What is most significant about Schoellkopf’s candidacy and loss is its fallout on the long-dominant Citizens Charter Association. Court-ordered single member districts and the rise of independents like Garry Weber and Wise most certainly had pinned the establishment slating group to the ropes; the Schoellkopf candidacy, which deeply divided the organization, was the knockout punch.

A. C. Greene was probably right election night, when he remarked on Channel 13’s election special, that the CCA will never actually die, only change. You have to wonder though, as the group barely clings to a numerical majority on the council, what its options for survival are in the future.

The beginning of the end, as has been so often noted, was Avery Mays’ loss to Wise in 1971. It wasn’t so much that the Wise victory signalled a diminishing constituency for the CCA, as it totally rattled the establishment group’s strategists into a series of injurious moves.

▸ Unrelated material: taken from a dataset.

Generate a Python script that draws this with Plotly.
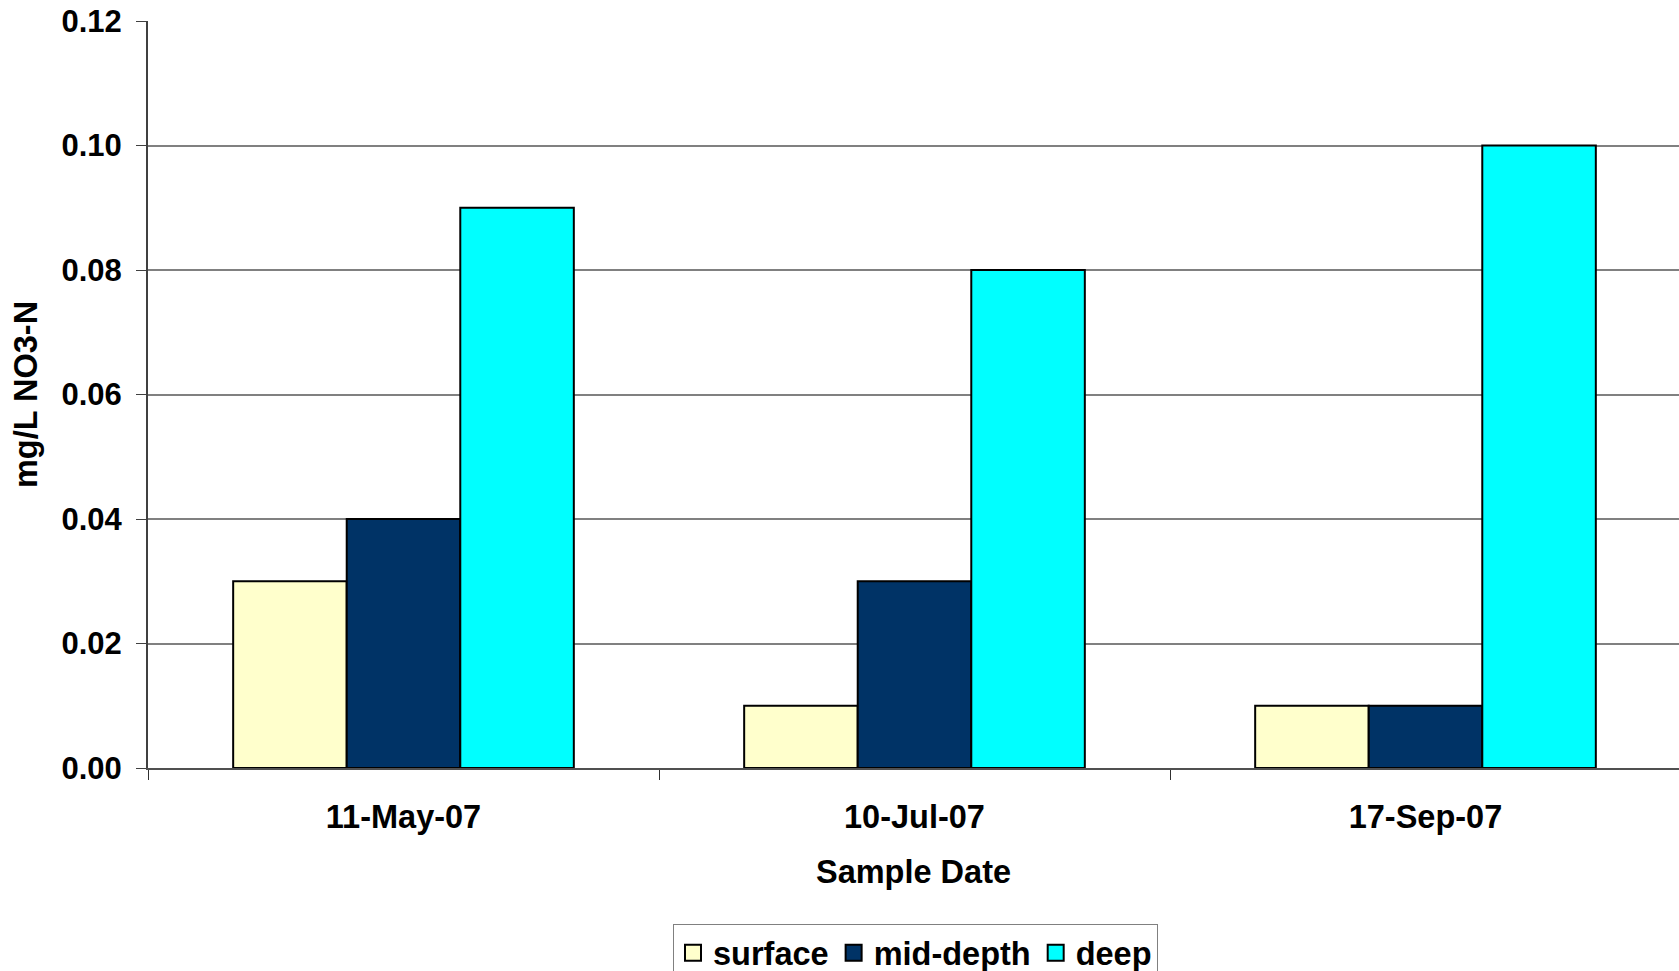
import plotly.graph_objects as go

# Nitrate concentrations by sample date and depth
dates = ["11-May-07", "10-Jul-07", "17-Sep-07"]
surface = [0.03, 0.01, 0.01]
mid_depth = [0.04, 0.03, 0.01]
deep = [0.09, 0.08, 0.10]

series = [
    ("surface", surface, "#FFFFCC"),
    ("mid-depth", mid_depth, "#003366"),
    ("deep", deep, "#00FFFF"),
]

W, H = 1679, 971
FONT = "Liberation Sans, Arial, sans-serif"
FS = 32.5
FS_Y = 31

fig = go.Figure()
for name, vals, color in series:
    fig.add_trace(go.Bar(
        name=name, x=dates, y=vals, legendgroup=name, showlegend=False,
        marker=dict(color=color, line=dict(color="#000000", width=2)),
    ))
    # legend entry with a larger square swatch
    fig.add_trace(go.Scatter(
        name=name, x=[None], y=[None], mode="markers", legendgroup=name,
        marker=dict(symbol="square", size=16, color=color,
                    line=dict(color="#000000", width=2)),
    ))

fig.update_layout(
    width=W, height=H,
    margin=dict(l=148, r=0, t=21, b=203, autoexpand=False),
    barmode="group", bargap=1.5 / 4.5, bargroupgap=0,
    plot_bgcolor="white", paper_bgcolor="white",
    font=dict(family=FONT, size=FS, color="black", weight="bold"),
    showlegend=True,
    legend=dict(
        orientation="h",
        xref="container", yref="container",
        x=673 / W, y=1 - 924 / H, xanchor="left", yanchor="top",
        bordercolor="#808080", borderwidth=1, bgcolor="white",
        font=dict(family=FONT, size=FS, color="black", weight="bold"),
        itemsizing="trace", itemwidth=30, tracegroupgap=0,
    ),
)

fig.update_xaxes(
    type="category",
    range=[-0.5, 2.5 - 2 / 511],
    showline=True, linecolor="#505050", linewidth=2,
    ticks="outside", tickson="boundaries", ticklen=10, tickcolor="#303030", tickwidth=1,
    showgrid=False, zeroline=False,
    ticklabelstandoff=19,
    tickfont=dict(family=FONT, size=FS, weight="bold"),
    title=dict(text="Sample Date", standoff=26,
               font=dict(family=FONT, size=FS, weight="bold")),
    automargin=False,
)

fig.update_yaxes(
    range=[0, 0.12], dtick=0.02, tick0=0, tickformat=".2f",
    showline=True, linecolor="#404040", linewidth=2,
    ticks="outside", ticklen=10, tickcolor="#404040", tickwidth=1,
    showgrid=True, gridcolor="#808080", gridwidth=1.5,
    zeroline=False,
    ticklabelstandoff=8,
    tickfont=dict(family=FONT, size=FS_Y, weight="bold"),
    title=dict(text="mg/L NO3-N", standoff=14,
               font=dict(family=FONT, size=FS, weight="bold")),
    automargin=False,
)

fig.write_html("out.html")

In 1973, Schoellkopf was brought in to re-group the group, to reclaim what the CCA powers regarded as lost political ground. Schoellkopf put together a fashionable slate of candidates, but ultimately failed to elimnate the major problem, Wes Wise. In confusion and fear, the CCA finally decided not to field a challenger to Wise that spring.

More importantly, the new style of Schoellkopf’s council began what would become two years later a fatal rift between his wing of the group, and the Old Guard of Stemmons, Aston, and Cullum. In his attempts to revitalize the group with the likes of Adlene Harrison and Lucy Patterson, Schoellkopf only created deep division and total confusion within the group on its political purposes.

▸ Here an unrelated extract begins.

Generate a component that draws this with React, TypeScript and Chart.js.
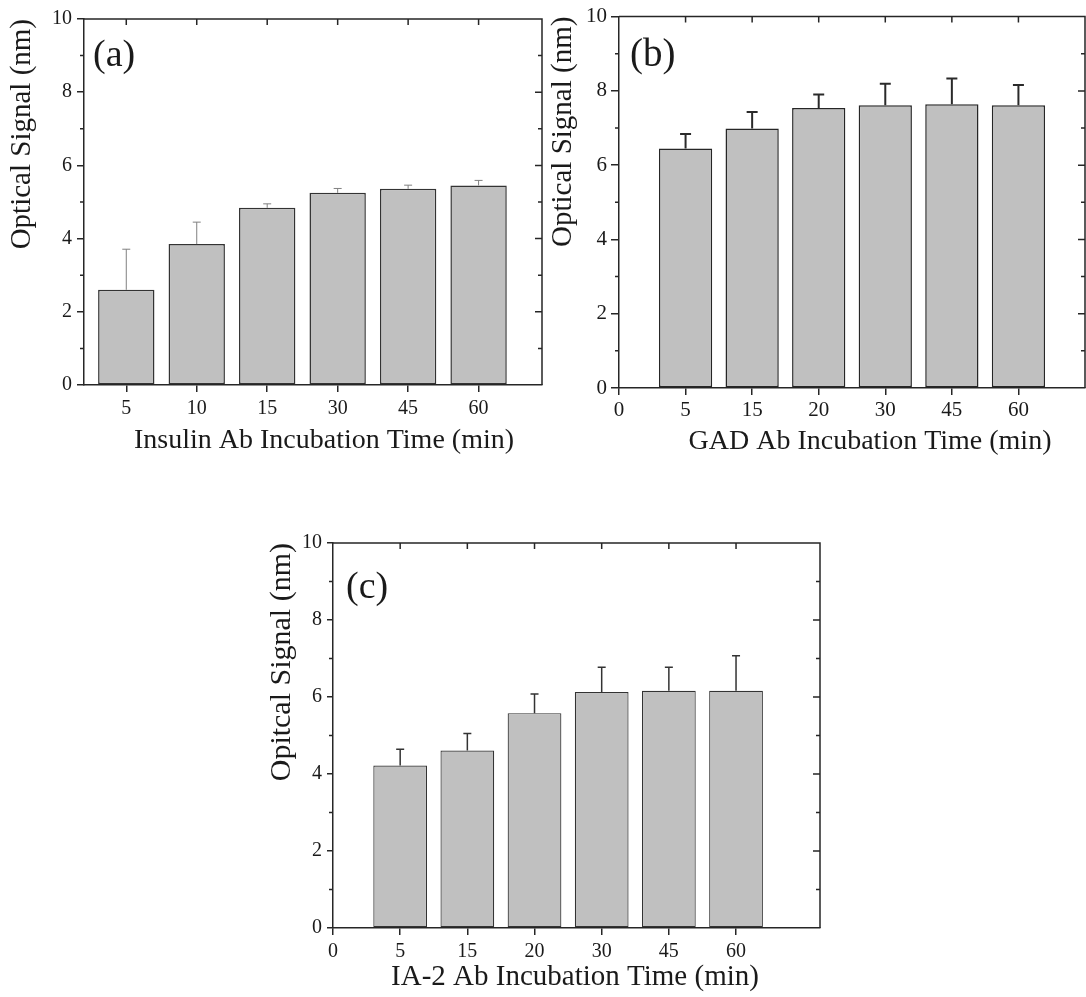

Schoellkopf’s own candidacy this spring was not met with unanimous approbation within the group. A number of members of the Old Guard wing simply didn’t think he’d be any better than Wise; jealousy and jockeying set in among Schoellkopf’s younger wing, with no fewer than three of his council members talking independent mayoral runs. The Schoellkopf campaign, which started early and strong, gradually petered out, as Schoellkopf scurried around trying to beat out brush fires within the group, losing valuable campaigning time and suffering from adverse publicity arising out of some of the internal bloodletting.

So the resounding re-election of Wes Wise to a third term was, in a way, a referendum on the Citizens Charter Association’s grip on the city. Not really in an ideological sense: there really never has been any such thing as a “CCA ideology”, and when you have a Garry Weber calling himself an independent and a Lucy Patterson or a George Allen calling themselves CCA, ideology is simply not an issue. But Schoellkopf’s loss was a good barometer of the voting public’s dissatisfaction with the CCA’s increasingly fuzzy, all-over-the-ballpark notion of the city’s leadership needs.

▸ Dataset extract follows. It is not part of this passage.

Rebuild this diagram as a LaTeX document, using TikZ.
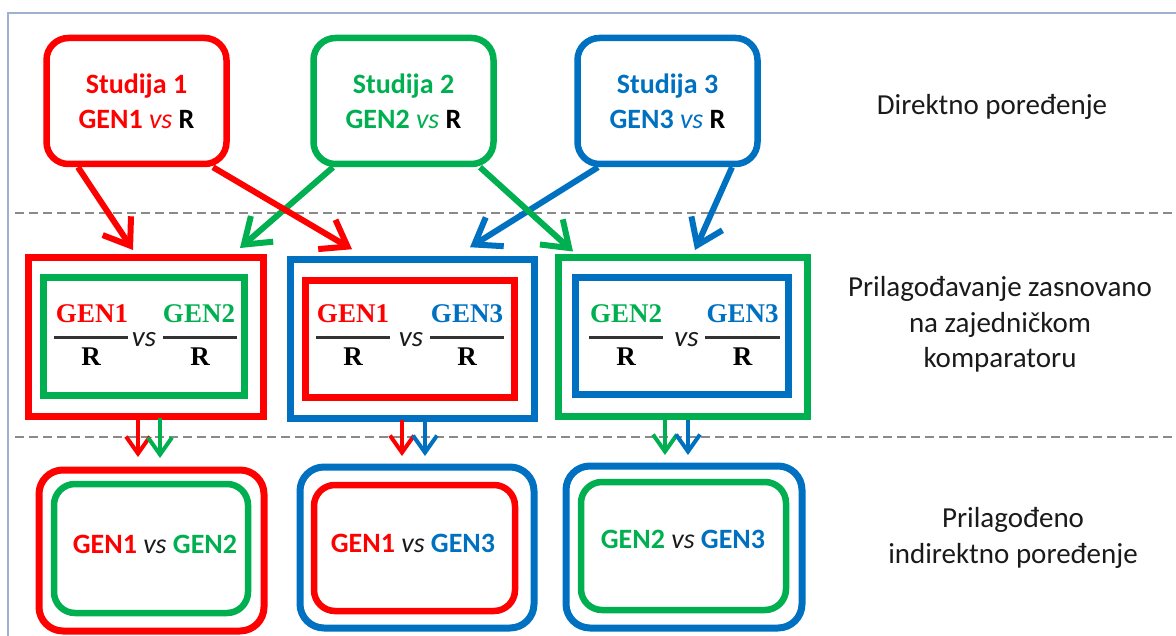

After all, the CCA did not build a constituency of loyal voters on grinding an ax this or that ideological way, but rather on a consistent delivery of intelligent, competent, honest councilmen to City Hall. It was a vague, smoldering feeling in the electorate that those virtues of the group were no longer a sure bet, among other things, that broke Schoellkopf’s and the organization’s backs this spring.

Whether the CCA can recover its image is doubtful. In the past, the group has survived crisis after crisis by the miraculous appearance of exceptional individuals to lead it: Woodall Rogers, R. L. Thornton, Erik Jonsson. Schoellkopf had the unenviable task of being the next messiah. His attempt – the new CCA and its fashionable cocktail liberalism – was sincere, but simply too shallow to reassert the CCA. At the same time, the Old Guard wing grew increasingly out of touch with “the village,” rejecting both Schoellkopf’s new notions and the suggestions of others, and reaching back, in a sort of political senility, for the outdated old ways.

There are not any new faces on the horizon that look like The Answer. A quick post-election poll revealed Lee Turner of DP&L is about the only young businessman considered even marginally capable of getting the organization back on its feet. At that, Turner’s interest in politics is questionable, as is his ability, as head of a major utility company, to become involved in the nitty-gritty of city politics.

Most feel a man or men is not the answer to this crisis. The talk I hear is about the CCA undertaking one of two radical re-orientations of its traditional philosophy.

One theory, forwarded by M.E. Bradford, the thoughtful conservative Democrat who doubles as a professor of English at the University of Dallas, argues that the CCA’s only hope, given single member districts, is the mayoralty, and in order for that seat to mean big clout, the council-manager form of government must be discarded, and the CCA must push for a strong mayor system.



The second hypothesis asks the CCA to admit two things to itself: (1) that partisan politics are coming to City Hall, whether it likes it or not, and (2) that no less than five council seats, including the mayor’s, possibly could be controlled by the CCA simply becoming a city-level machine for Republican North Dallas.

Either or both of those game plans would be tough bullets for the establishment to bite. The strong mayor system and partisan politics at City Hall have been X-rated by the group since the beginning. However, the bottom line of electoral politics is necessarily pragmatism, and as one high-level CCA operative said, “We’ve got to forget the ideals. We’re talking about survival now.”